**Task objective:**
Reproduce the material word for word; the images stay out.

**Data block:**
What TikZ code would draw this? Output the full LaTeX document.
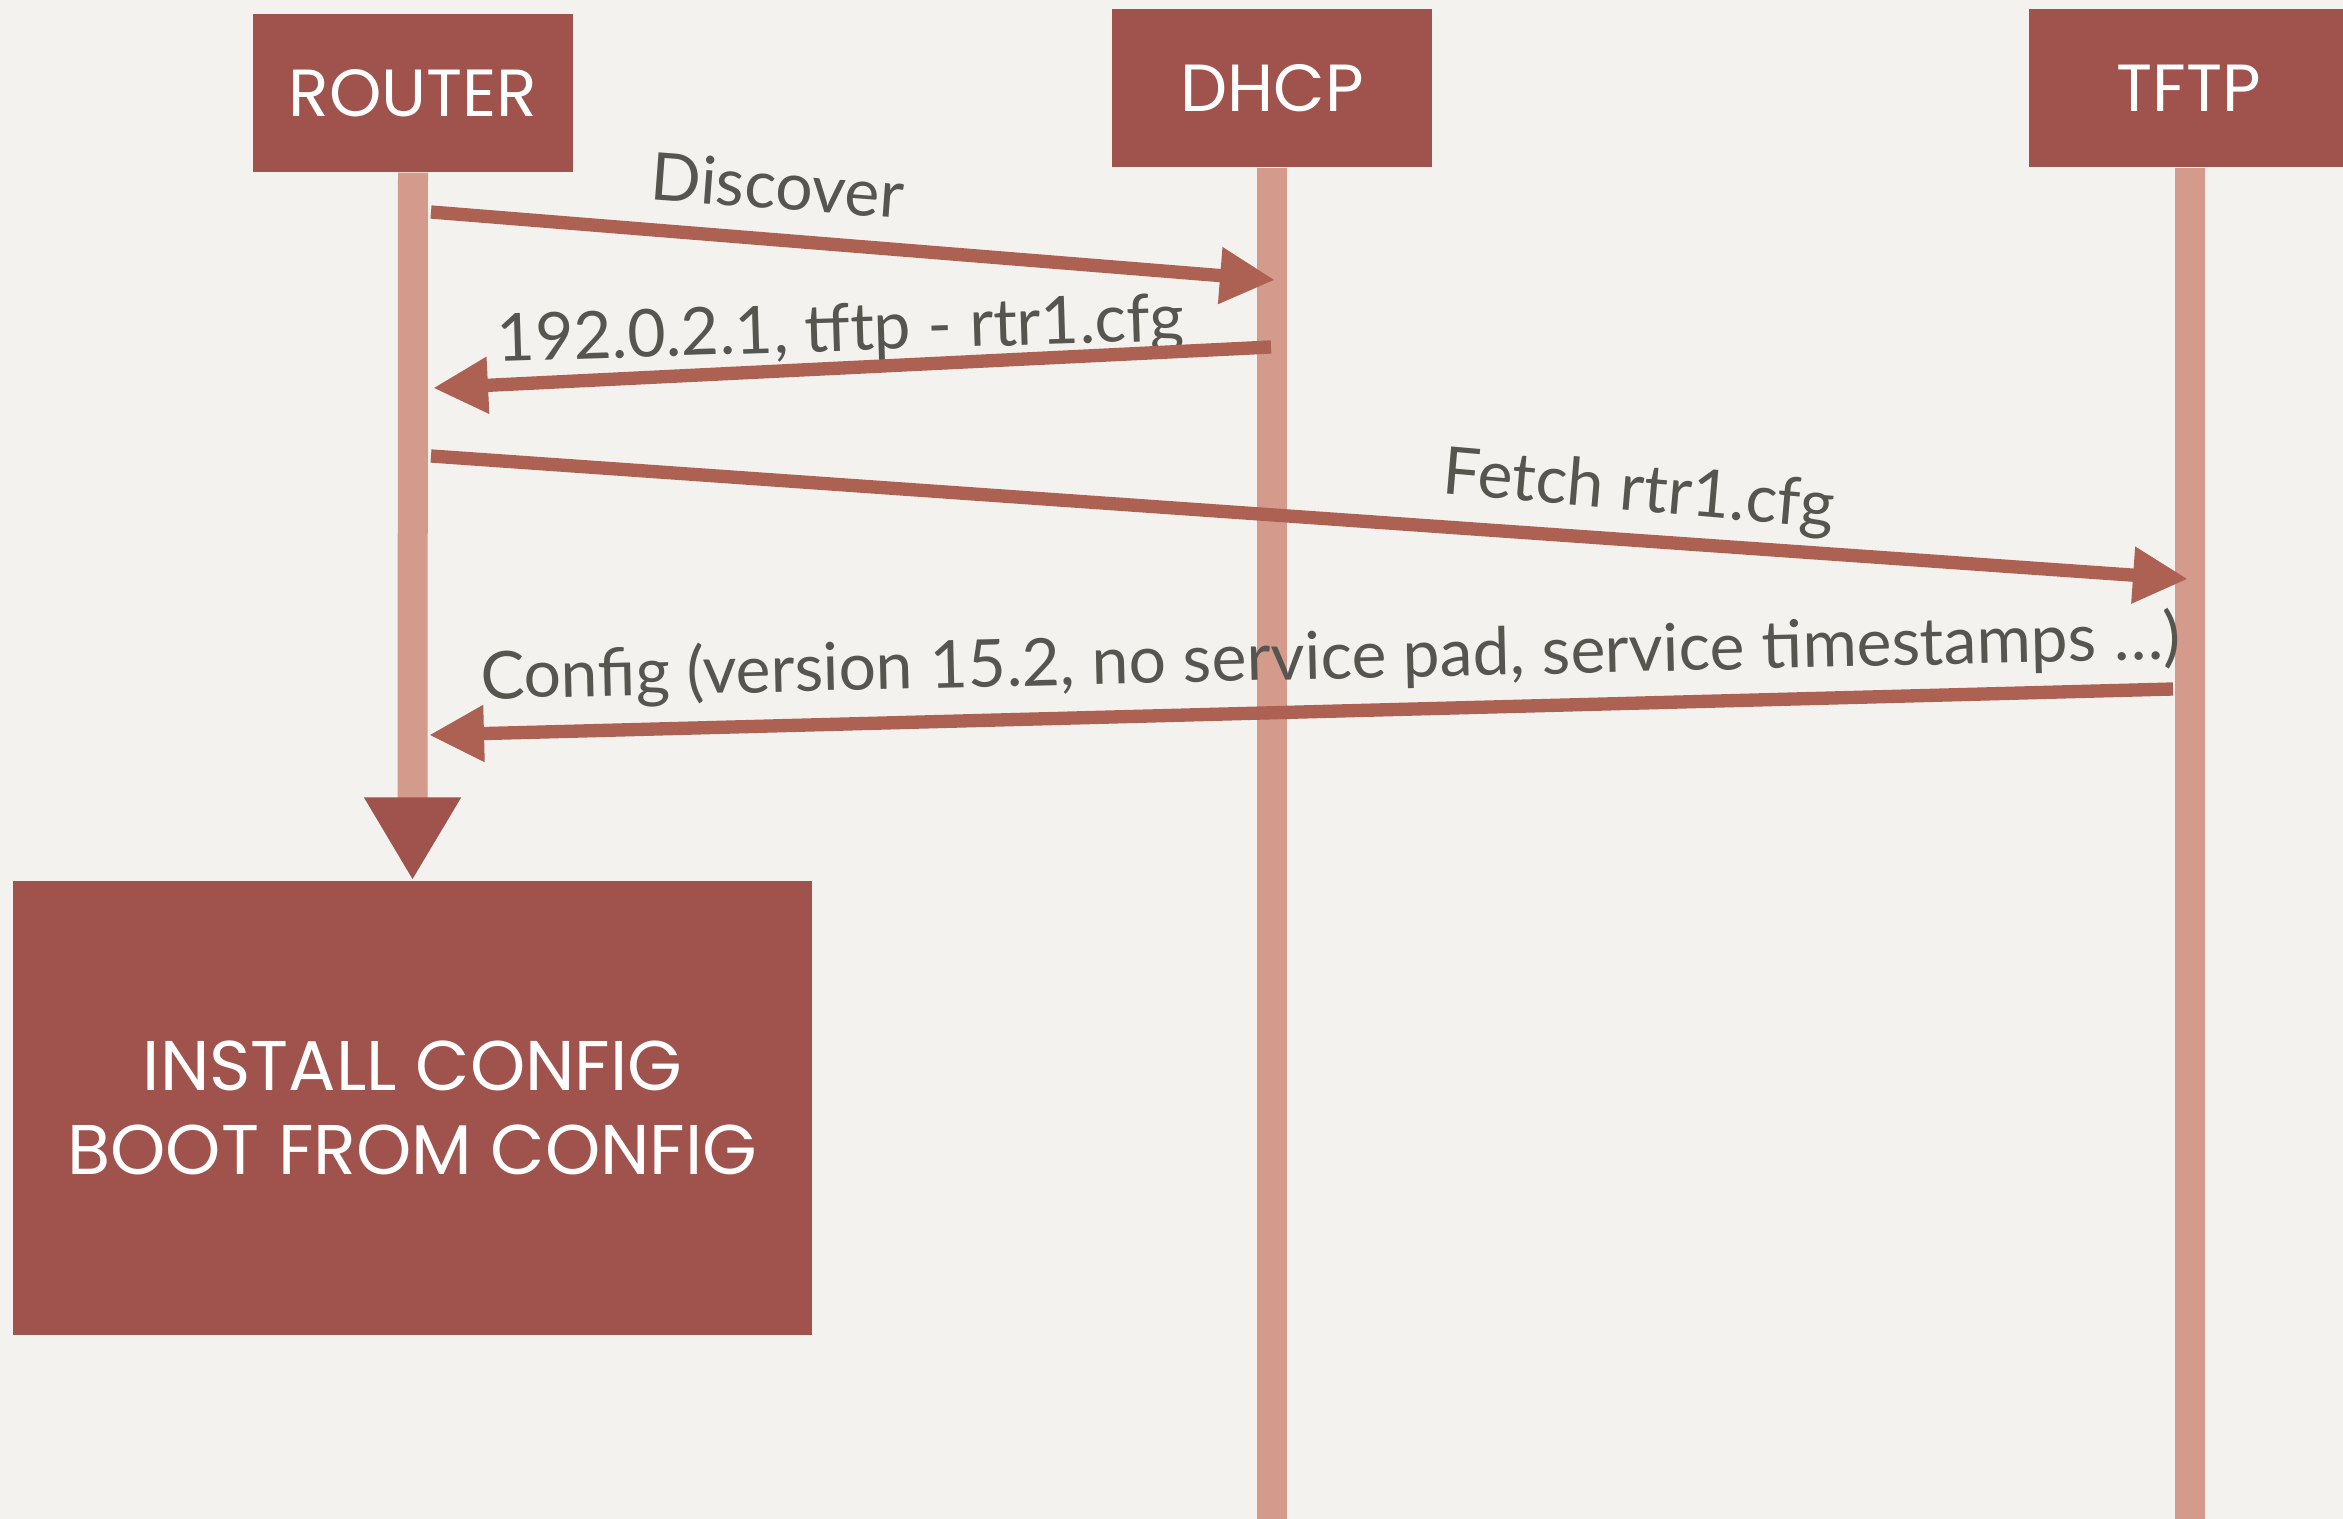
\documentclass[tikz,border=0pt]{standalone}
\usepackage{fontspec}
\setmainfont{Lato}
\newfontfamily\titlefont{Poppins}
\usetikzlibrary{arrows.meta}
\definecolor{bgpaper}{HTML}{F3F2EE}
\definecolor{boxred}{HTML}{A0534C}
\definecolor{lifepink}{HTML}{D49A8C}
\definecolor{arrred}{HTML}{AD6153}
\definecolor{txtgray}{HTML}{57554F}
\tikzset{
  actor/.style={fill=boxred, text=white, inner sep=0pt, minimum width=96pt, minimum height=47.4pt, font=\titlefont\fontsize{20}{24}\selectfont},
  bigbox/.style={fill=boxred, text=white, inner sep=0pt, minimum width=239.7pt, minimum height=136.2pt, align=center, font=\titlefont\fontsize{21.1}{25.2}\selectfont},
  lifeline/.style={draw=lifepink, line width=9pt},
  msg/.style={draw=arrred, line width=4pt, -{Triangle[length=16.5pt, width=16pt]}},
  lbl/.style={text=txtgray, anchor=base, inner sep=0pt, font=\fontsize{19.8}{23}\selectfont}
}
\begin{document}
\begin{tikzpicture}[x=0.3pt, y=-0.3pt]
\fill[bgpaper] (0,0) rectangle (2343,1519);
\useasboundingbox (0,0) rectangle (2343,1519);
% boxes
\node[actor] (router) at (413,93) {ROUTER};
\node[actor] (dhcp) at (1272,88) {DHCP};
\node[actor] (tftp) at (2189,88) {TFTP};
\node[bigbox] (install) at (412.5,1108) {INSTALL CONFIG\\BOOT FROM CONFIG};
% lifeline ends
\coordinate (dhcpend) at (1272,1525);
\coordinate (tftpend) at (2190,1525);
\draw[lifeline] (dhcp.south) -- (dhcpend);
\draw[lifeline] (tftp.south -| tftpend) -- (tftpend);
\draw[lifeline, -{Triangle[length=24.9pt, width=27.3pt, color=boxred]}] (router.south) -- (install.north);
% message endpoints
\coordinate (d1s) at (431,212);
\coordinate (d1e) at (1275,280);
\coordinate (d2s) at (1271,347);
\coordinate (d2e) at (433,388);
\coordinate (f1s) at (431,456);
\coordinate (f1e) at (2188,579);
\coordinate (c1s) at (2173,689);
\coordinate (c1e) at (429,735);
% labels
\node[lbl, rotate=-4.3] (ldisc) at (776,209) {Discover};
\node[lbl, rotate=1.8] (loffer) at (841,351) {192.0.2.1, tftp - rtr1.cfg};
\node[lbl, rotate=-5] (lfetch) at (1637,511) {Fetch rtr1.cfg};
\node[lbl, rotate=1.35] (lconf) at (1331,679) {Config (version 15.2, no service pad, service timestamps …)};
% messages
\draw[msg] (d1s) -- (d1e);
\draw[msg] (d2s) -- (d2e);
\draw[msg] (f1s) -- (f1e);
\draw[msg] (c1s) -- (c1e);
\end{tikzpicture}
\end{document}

**Answer to the exercise:**
What TikZ code would draw this? Output the full LaTeX document.
\documentclass[tikz,border=0pt]{standalone}
\usepackage{fontspec}
\setmainfont{Lato}
\newfontfamily\titlefont{Poppins}
\usetikzlibrary{arrows.meta}
\definecolor{bgpaper}{HTML}{F3F2EE}
\definecolor{boxred}{HTML}{A0534C}
\definecolor{lifepink}{HTML}{D49A8C}
\definecolor{arrred}{HTML}{AD6153}
\definecolor{txtgray}{HTML}{57554F}
\tikzset{
  actor/.style={fill=boxred, text=white, inner sep=0pt, minimum width=96pt, minimum height=47.4pt, font=\titlefont\fontsize{20}{24}\selectfont},
  bigbox/.style={fill=boxred, text=white, inner sep=0pt, minimum width=239.7pt, minimum height=136.2pt, align=center, font=\titlefont\fontsize{21.1}{25.2}\selectfont},
  lifeline/.style={draw=lifepink, line width=9pt},
  msg/.style={draw=arrred, line width=4pt, -{Triangle[length=16.5pt, width=16pt]}},
  lbl/.style={text=txtgray, anchor=base, inner sep=0pt, font=\fontsize{19.8}{23}\selectfont}
}
\begin{document}
\begin{tikzpicture}[x=0.3pt, y=-0.3pt]
\fill[bgpaper] (0,0) rectangle (2343,1519);
\useasboundingbox (0,0) rectangle (2343,1519);
% boxes
\node[actor] (router) at (413,93) {ROUTER};
\node[actor] (dhcp) at (1272,88) {DHCP};
\node[actor] (tftp) at (2189,88) {TFTP};
\node[bigbox] (install) at (412.5,1108) {INSTALL CONFIG\\BOOT FROM CONFIG};
% lifeline ends
\coordinate (dhcpend) at (1272,1525);
\coordinate (tftpend) at (2190,1525);
\draw[lifeline] (dhcp.south) -- (dhcpend);
\draw[lifeline] (tftp.south -| tftpend) -- (tftpend);
\draw[lifeline, -{Triangle[length=24.9pt, width=27.3pt, color=boxred]}] (router.south) -- (install.north);
% message endpoints
\coordinate (d1s) at (431,212);
\coordinate (d1e) at (1275,280);
\coordinate (d2s) at (1271,347);
\coordinate (d2e) at (433,388);
\coordinate (f1s) at (431,456);
\coordinate (f1e) at (2188,579);
\coordinate (c1s) at (2173,689);
\coordinate (c1e) at (429,735);
% labels
\node[lbl, rotate=-4.3] (ldisc) at (776,209) {Discover};
\node[lbl, rotate=1.8] (loffer) at (841,351) {192.0.2.1, tftp - rtr1.cfg};
\node[lbl, rotate=-5] (lfetch) at (1637,511) {Fetch rtr1.cfg};
\node[lbl, rotate=1.35] (lconf) at (1331,679) {Config (version 15.2, no service pad, service timestamps …)};
% messages
\draw[msg] (d1s) -- (d1e);
\draw[msg] (d2s) -- (d2e);
\draw[msg] (f1s) -- (f1e);
\draw[msg] (c1s) -- (c1e);
\end{tikzpicture}
\end{document}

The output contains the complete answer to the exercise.